Weigering vervolgzorg door patiënt? Zorgplicht vs. zelfbeschikking
Zorginstellingen worstelen dagelijks met de vraag hoe om te gaan met patiënten die niet willen meewerken aan vervolgzorg of weigeren te vertrekken nadat het behandeltraject is afgerond. De spanning tussen de zorgplicht van zorgverleners en het zelfbeschikkingsrecht van patiënten maakt deze kwesties extra complex. Een recente uitspraak van de Rechtbank Midden-Nederland biedt nu belangrijke handvatten voor deze veelvoorkomende problematiek.
Casus
In dit specifieke geval weigerde een patiënt, met complexe zorgbehoeften door het syndroom van Sjögren (een vorm van reuma), mee te werken aan een indicatie voor langdurige zorg (WLZ). De patiënt wilde niet vertrekken uit het ziekenhuis, hoewel haar behandeling was beëindigd en het ziekenhuis geen financiering meer ontving voor haar verblijf.
In de zaak stelde de eisende partij, het ziekenhuis, dat de patiënt geen verdere medische behandeling nodig had in hun instelling, aangezien langdurige zorg passender was dan de door de patiënt gewenste geriatrische revalidatiezorg (GRZ).
Het ziekenhuis had de behandelingen zorgvuldig afgestemd en diverse deskundigen geraadpleegd, die tot dezelfde conclusie kwamen dat WLZ-zorg de beste oplossing zou zijn. Echter, de patiënt hield voet bij stuk en bleef een ziekenhuisbed bezetten zonder de benodigde medische noodzaak.
Oordeel van de rechtbank
Een patiënt heeft het fundamentele recht om te bepalen waar en op welke manier men zorg ontvangt. De rechtbank bracht hier een nuance aan: het zelfbeschikkingsrecht is niet absoluut en moet worden afgewogen tegen de zorgplicht van de zorginstelling.
De rechtbank concludeerde dat de zorginstelling haar zorgplicht had vervuld door zorgvuldig de juiste zorgindicatie af te wegen en de patiënt te blijven verzorgen ondanks het ontbreken van financiering. Dit is conform artikel 7:453 BW dat voorschrijft dat zorgverleners moeten handelen zoals van een redelijk bekwaam vakgenoot verwacht mag worden.
Het ziekenhuis had de situatie bovendien uitgebreid met de patiënt en haar familie besproken en had zelfs een second opinion ingewonnen.
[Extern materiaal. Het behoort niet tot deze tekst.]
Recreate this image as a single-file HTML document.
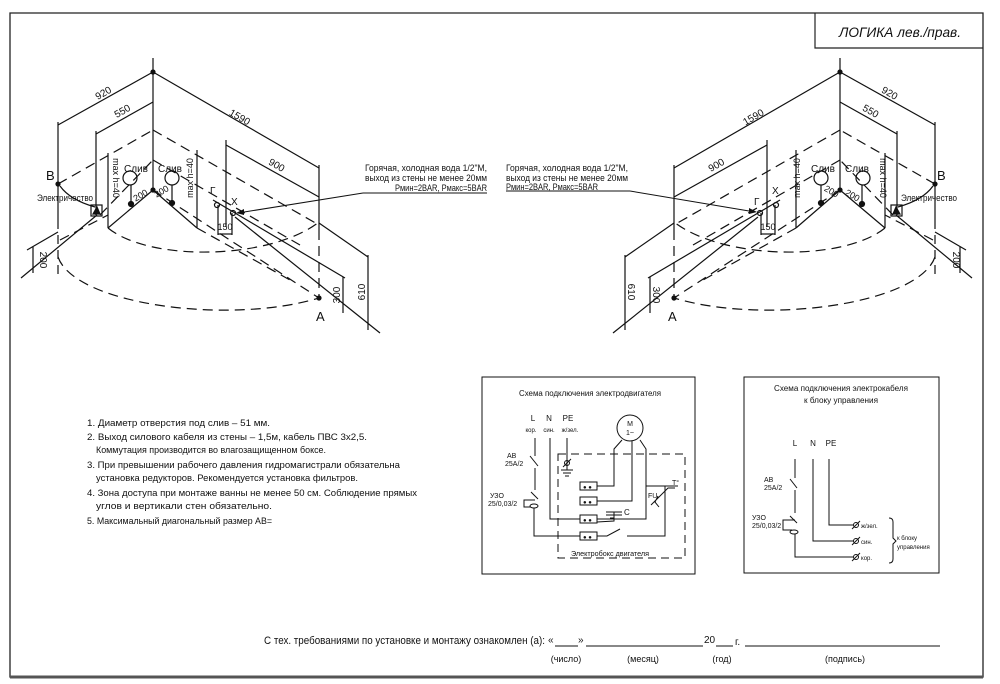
<!DOCTYPE html>
<html><head><meta charset="utf-8"><style>
html,body{margin:0;padding:0;background:#fff;}
svg{display:block;}
text{font-family:"Liberation Sans","Noto Sans CJK SC",sans-serif;fill:#111;}
</style></head><body>
<svg width="1000" height="684" viewBox="0 0 1000 684" xmlns="http://www.w3.org/2000/svg">
<rect width="1000" height="684" fill="#fff"/>
<path d="M10,13 H983 V677 H10 Z" fill="none" stroke="#222" stroke-width="1.3"/>
<line x1="10" y1="677" x2="983" y2="677" stroke="#555" stroke-width="3"/>
<path d="M815,13 V48 H983" fill="none" stroke="#222" stroke-width="1.2"/>
<text x="900" y="37" font-size="14" text-anchor="middle" font-style="italic" textLength="122" lengthAdjust="spacingAndGlyphs">ЛОГИКА лев./прав.</text>

<defs>
<g id="iso" fill="none" stroke="#111" stroke-width="1.2">
  <line x1="153" y1="58" x2="153" y2="190"/>
  <line x1="153" y1="72" x2="58" y2="125"/>
  <line x1="153" y1="72" x2="319" y2="168"/>
  <line x1="153" y1="102" x2="96" y2="134"/>
  <line x1="58" y1="122" x2="58" y2="220"/>
  <line x1="58" y1="220" x2="58" y2="275" stroke-dasharray="9,6"/>
  <line x1="96" y1="131" x2="96" y2="215"/>
  <line x1="319" y1="165" x2="319" y2="230"/>
  <line x1="319" y1="230" x2="319" y2="298" stroke-dasharray="10,6"/>
  <line x1="226" y1="145" x2="319" y2="197"/>
  <line x1="226" y1="140" x2="226" y2="227"/>
  <line x1="108" y1="153" x2="108" y2="228"/>
  <line x1="197" y1="150" x2="197" y2="228"/>
  <line x1="153" y1="190" x2="108" y2="228"/>
  <line x1="153" y1="190" x2="197" y2="228"/>
  <line x1="21" y1="278" x2="97" y2="215"/>
  <line x1="213" y1="200" x2="345" y2="278"/>
  <line x1="235" y1="217" x2="380" y2="333"/>
  <line x1="319" y1="223" x2="368" y2="257"/>
  <line x1="343" y1="277" x2="343" y2="313"/>
  <line x1="368" y1="255" x2="368" y2="330"/>
  <line x1="33" y1="247" x2="33" y2="273"/>
  <line x1="27" y1="250" x2="58" y2="232"/>
  <line x1="218" y1="205" x2="218" y2="235"/>
  <line x1="232" y1="213" x2="232" y2="235"/>
  <line x1="218" y1="234" x2="232" y2="234"/>
  <g stroke-dasharray="10,6">
    <line x1="58" y1="184" x2="153" y2="130"/>
    <line x1="153" y1="130" x2="319" y2="225"/>
    <line x1="153" y1="190" x2="319" y2="298"/>
    <line x1="100" y1="215" x2="153" y2="160"/>
    <line x1="153" y1="160" x2="300" y2="245"/>
    <line x1="60" y1="240" x2="108" y2="215"/>
    <line x1="197" y1="228" x2="290" y2="280"/>
    <path d="M58,257 C75,305 230,325 319,298"/>
    <path d="M108,228 C150,262 270,260 319,222"/>
  </g>
  <circle cx="130" cy="178" r="7"/>
  <circle cx="172" cy="178" r="7"/>
  <line x1="131" y1="185" x2="131" y2="204"/>
  <line x1="172" y1="185" x2="172" y2="203"/>
  <circle cx="131" cy="204" r="2.5" fill="#111"/>
  <circle cx="172" cy="203" r="2.5" fill="#111"/>
  <circle cx="217" cy="205" r="2.5"/>
  <circle cx="233" cy="213" r="2.5"/>
  <rect x="91" y="205" width="11" height="11"/>
  <path d="M93,214 L97,207 L100,214 Z" fill="#111"/>
  <path d="M95,207 Q70,200 60,186"/>
  <circle cx="58" cy="184" r="2" fill="#111"/>
  <circle cx="319" cy="298" r="2" fill="#111"/>
  <circle cx="153" cy="72" r="2" fill="#111"/>
  <circle cx="153" cy="190" r="2" fill="#111"/>
</g>
</defs>
<use href="#iso"/>
<use href="#iso" transform="translate(993,0) scale(-1,1)"/>

<g stroke="#111" fill="none" stroke-width="1">
<line x1="363" y1="193" x2="487" y2="193"/>
<line x1="363" y1="193" x2="238" y2="213"/>
<line x1="506" y1="191" x2="630" y2="191"/>
<line x1="630" y1="191" x2="755" y2="212"/>
</g>
<path d="M236,213 l8,-4 l0,6 z" fill="#111"/>
<path d="M757,212 l-8,-4 l0,6 z" fill="#111"/>

<g font-size="9">
<text x="487" y="171" text-anchor="end" textLength="122" lengthAdjust="spacingAndGlyphs">Горячая, холодная вода 1/2"М,</text>
<text x="487" y="181" text-anchor="end" textLength="122" lengthAdjust="spacingAndGlyphs">выход из стены не менее 20мм</text>
<text x="487" y="191" text-anchor="end" textLength="92" lengthAdjust="spacingAndGlyphs">Pмин=2BAR, Pмакс=5BAR</text>
<text x="506" y="171" textLength="122" lengthAdjust="spacingAndGlyphs">Горячая, холодная вода 1/2"М,</text>
<text x="506" y="181" textLength="122" lengthAdjust="spacingAndGlyphs">выход из стены не менее 20мм</text>
<text x="506" y="190" textLength="92" lengthAdjust="spacingAndGlyphs">Pмин=2BAR, Pмакс=5BAR</text>
</g>

<g font-size="10">
<text x="105" y="96" transform="rotate(-30 105 96)" text-anchor="middle">920</text>
<text x="124" y="114" transform="rotate(-30 124 114)" text-anchor="middle">550</text>
<text x="238" y="120" transform="rotate(30 238 120)" text-anchor="middle">1590</text>
<text x="275" y="168" transform="rotate(30 275 168)" text-anchor="middle">900</text>
<text x="340" y="295" transform="rotate(-90 340 295)" text-anchor="middle">300</text>
<text x="365" y="292" transform="rotate(-90 365 292)" text-anchor="middle">610</text>
<text x="40" y="260" transform="rotate(90 40 260)" text-anchor="middle">200</text>
<text x="225" y="230" text-anchor="middle" font-size="9">150</text>
<text x="136" y="172" text-anchor="middle">Слив</text>
<text x="170" y="172" text-anchor="middle">Слив</text>
<text x="142" y="198" text-anchor="middle" font-size="9" transform="rotate(-30 142 198)">200</text>
<text x="163" y="194" text-anchor="middle" font-size="9" transform="rotate(-30 163 194)">200</text>
<text x="113" y="178" text-anchor="middle" font-size="9" transform="rotate(90 113 178)">max h=40</text>
<text x="193" y="178" text-anchor="middle" font-size="9" transform="rotate(-90 193 178)">max h=40</text>
<text x="37" y="201" font-size="9" textLength="56" lengthAdjust="spacingAndGlyphs">Электричество</text>
<text x="46" y="180" font-size="13">B</text>
<text x="316" y="321" font-size="13">A</text>
<text x="210" y="194">Г</text>
<text x="231" y="205">Х</text>
</g>
<g font-size="10">
<text x="888" y="96" transform="rotate(30 888 96)" text-anchor="middle">920</text>
<text x="869" y="114" transform="rotate(30 869 114)" text-anchor="middle">550</text>
<text x="755" y="120" transform="rotate(-30 755 120)" text-anchor="middle">1590</text>
<text x="718" y="168" transform="rotate(-30 718 168)" text-anchor="middle">900</text>
<text x="653" y="295" transform="rotate(90 653 295)" text-anchor="middle">300</text>
<text x="628" y="292" transform="rotate(90 628 292)" text-anchor="middle">610</text>
<text x="953" y="260" transform="rotate(90 953 260)" text-anchor="middle">200</text>
<text x="768" y="230" text-anchor="middle" font-size="9">150</text>
<text x="823" y="172" text-anchor="middle">Слив</text>
<text x="857" y="172" text-anchor="middle">Слив</text>
<text x="830" y="194" text-anchor="middle" font-size="9" transform="rotate(30 830 194)">200</text>
<text x="851" y="198" text-anchor="middle" font-size="9" transform="rotate(30 851 198)">200</text>
<text x="800" y="178" text-anchor="middle" font-size="9" transform="rotate(-90 800 178)">max h=40</text>
<text x="880" y="178" text-anchor="middle" font-size="9" transform="rotate(90 880 178)">max h=40</text>
<text x="901" y="201" font-size="9" textLength="56" lengthAdjust="spacingAndGlyphs">Электричество</text>
<text x="937" y="180" font-size="13">B</text>
<text x="668" y="321" font-size="13">A</text>
<text x="754" y="205">Г</text>
<text x="772" y="194">Х</text>
</g>

<g font-size="9">
<text x="87" y="426" textLength="183" lengthAdjust="spacingAndGlyphs">1. Диаметр отверстия под слив – 51 мм.</text>
<text x="87" y="440" textLength="280" lengthAdjust="spacingAndGlyphs">2. Выход силового кабеля из стены – 1,5м, кабель ПВС 3x2,5.</text>
<text x="96" y="453" textLength="230" lengthAdjust="spacingAndGlyphs">Коммутация производится во влагозащищенном боксе.</text>
<text x="87" y="468" textLength="313" lengthAdjust="spacingAndGlyphs">3. При превышении рабочего давления гидромагистрали обязательна</text>
<text x="96" y="481" textLength="262" lengthAdjust="spacingAndGlyphs">установка редукторов. Рекомендуется установка фильтров.</text>
<text x="87" y="496" textLength="330" lengthAdjust="spacingAndGlyphs">4. Зона доступа при монтаже ванны не менее 50 см. Соблюдение прямых</text>
<text x="96" y="509" textLength="176" lengthAdjust="spacingAndGlyphs">углов и вертикали стен обязательно.</text>
<text x="87" y="524" textLength="185" lengthAdjust="spacingAndGlyphs">5. Максимальный диагональный размер АВ=</text>
</g>

<g fill="none" stroke="#111" stroke-width="1">
<rect x="482" y="377" width="213" height="197"/>
<rect x="558" y="454" width="127" height="104" stroke-dasharray="8,5"/>
<circle cx="630" cy="428" r="13"/>
<line x1="535" y1="438" x2="535" y2="456"/>
<line x1="530" y1="456" x2="538" y2="466"/>
<line x1="535" y1="468" x2="535" y2="490"/>
<line x1="531" y1="492" x2="538" y2="499"/>
<path d="M535,500 H524 V507 H531"/>
<ellipse cx="534" cy="506" rx="4" ry="2"/>
<path d="M534,508 V536 H580"/>
<path d="M550,438 V519 H580"/>
<path d="M567,438 V470 M561,470 H573 M563,473 H571 M565,476 H569"/>
<line x1="563" y1="467" x2="571" y2="459"/>
<circle cx="567" cy="463" r="2.5"/>
<rect x="580" y="482" width="17" height="8"/>
<rect x="580" y="497" width="17" height="8"/>
<rect x="580" y="515" width="17" height="8"/>
<rect x="580" y="532" width="17" height="8"/>
<path d="M622,440 L614,449 V486 H597"/>
<path d="M632,441 V501 H597"/>
<path d="M640,440 L646,449 V519 H597"/>
<path d="M597,536 H607 L620,529 M627,536 H665 V486"/>
<path d="M646,486 H666 M660,486 H678"/>
<path d="M610,518 H614 V512 M606,512 H622 M606,515 H622"/>
<path d="M614,515 V521 L597,522"/>
<path d="M658,496 l-3,6 l4,5 M651,505 L668,488 H675"/>
</g>
<g font-size="8">
<text x="590" y="396" text-anchor="middle" textLength="142" lengthAdjust="spacingAndGlyphs">Схема подключения электродвигателя</text>
<text x="533" y="421" text-anchor="middle">L</text>
<text x="549" y="421" text-anchor="middle">N</text>
<text x="568" y="421" text-anchor="middle">PE</text>
<text x="531" y="432" text-anchor="middle" font-size="6">кор.</text>
<text x="549" y="432" text-anchor="middle" font-size="6">син.</text>
<text x="570" y="432" text-anchor="middle" font-size="6">ж/зел.</text>
<text x="630" y="426" text-anchor="middle" font-size="7">M</text>
<text x="630" y="435" text-anchor="middle" font-size="7">1~</text>
<text x="507" y="458" font-size="7">AB</text>
<text x="505" y="466" font-size="7">25A/2</text>
<text x="490" y="498" font-size="7">УЗО</text>
<text x="488" y="506" font-size="7">25/0,03/2</text>
<text x="624" y="515">C</text>
<text x="648" y="498" font-size="7">FU</text>
<text x="672" y="485" font-size="7">T°</text>
<text x="610" y="556" text-anchor="middle" font-size="7" textLength="78" lengthAdjust="spacingAndGlyphs">Электробокс двигателя</text>
<g font-size="6"><text x="583" y="489">● ●</text><text x="583" y="504">● ●</text><text x="583" y="522">● ●</text><text x="583" y="539">● ●</text></g>
</g>

<g fill="none" stroke="#111" stroke-width="1">
<rect x="744" y="377" width="195" height="196"/>
<line x1="795" y1="459" x2="795" y2="478"/>
<line x1="790" y1="479" x2="797" y2="488"/>
<line x1="795" y1="490" x2="795" y2="513"/>
<line x1="790" y1="516" x2="797" y2="523"/>
<path d="M795,520 H783 V530 H792"/>
<ellipse cx="794" cy="532" rx="4" ry="2"/>
<path d="M795,534 V557 H853"/>
<path d="M813,459 V541 H853"/>
<path d="M829,459 V525 H853"/>
<circle cx="856" cy="525" r="2.5"/><line x1="852" y1="529" x2="860" y2="521"/>
<circle cx="856" cy="541" r="2.5"/><line x1="852" y1="545" x2="860" y2="537"/>
<circle cx="856" cy="557" r="2.5"/><line x1="852" y1="561" x2="860" y2="553"/>
<path d="M889,518 Q893,518 893,522 V538 L896,541 L893,544 V559 Q893,563 889,563"/>
</g>
<g font-size="8">
<text x="841" y="391" text-anchor="middle" textLength="134" lengthAdjust="spacingAndGlyphs">Схема подключения электрокабеля</text>
<text x="841" y="403" text-anchor="middle" textLength="74" lengthAdjust="spacingAndGlyphs">к блоку управления</text>
<text x="795" y="446" text-anchor="middle">L</text>
<text x="813" y="446" text-anchor="middle">N</text>
<text x="831" y="446" text-anchor="middle">PE</text>
<text x="764" y="482" font-size="7">AB</text>
<text x="764" y="490" font-size="7">25A/2</text>
<text x="752" y="520" font-size="7">УЗО</text>
<text x="752" y="528" font-size="7">25/0,03/2</text>
<text x="861" y="528" font-size="6">ж/зел.</text>
<text x="861" y="544" font-size="6">син.</text>
<text x="861" y="560" font-size="6">кор.</text>
<text x="897" y="540" font-size="6">к блоку</text>
<text x="897" y="549" font-size="6">управления</text>
</g>

<text x="264" y="644" font-size="11" textLength="281" lengthAdjust="spacingAndGlyphs">С тех. требованиями по установке и монтажу ознакомлен (а):</text>
<text x="548" y="643" font-size="10">«</text>
<text x="578" y="643" font-size="10">»</text>
<text x="704" y="643" font-size="10">20</text>
<text x="735" y="645" font-size="10">г.</text>
<g stroke="#111" stroke-width="1">
<line x1="555" y1="646" x2="578" y2="646"/>
<line x1="586" y1="646" x2="703" y2="646"/>
<line x1="716" y1="646" x2="733" y2="646"/>
<line x1="745" y1="646" x2="940" y2="646"/>
</g>
<g font-size="9" text-anchor="middle">
<text x="566" y="662">(число)</text>
<text x="643" y="662">(месяц)</text>
<text x="722" y="662">(год)</text>
<text x="845" y="662">(подпись)</text>
</g>
</svg>
</body></html>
De rechter oordeelde dat de zorginstelling hiermee haar zorgplicht niet had geschonden.
Wat betekent dit voor de praktijk?
Zorginstellingen die te maken krijgen met patiënten die niet willen vertrekken, kunnen met verwijzing naar dit arrest uitleggen dat ze niet verplicht zijn om langer zorg te blijven leveren zonder medische noodzaak. Daarnaast biedt het arrest handvatten voor het nemen van juridische stappen wanneer een patiënt niet meewerkt aan een noodzakelijk geachte zorgoverdracht.
Het is cruciaal voor zorginstellingen om procedures vast te leggen en goed te communiceren. Zo kan een zorgaanbieder aantonen dat de overstap naar vervolgzorg in het belang van de patiënt is, zelfs als de patiënt dit niet inziet.
Conclusie
Het arrest benadrukt dat een patiënt geen recht heeft op het afdwingen van een specifieke zorgvorm als deze zorg, volgens deskundigen, niet in het belang van de patiënt is. Hiervoor moet de zorginstelling wel een duidelijke procedure volgen en alles zorgvuldig documenteren.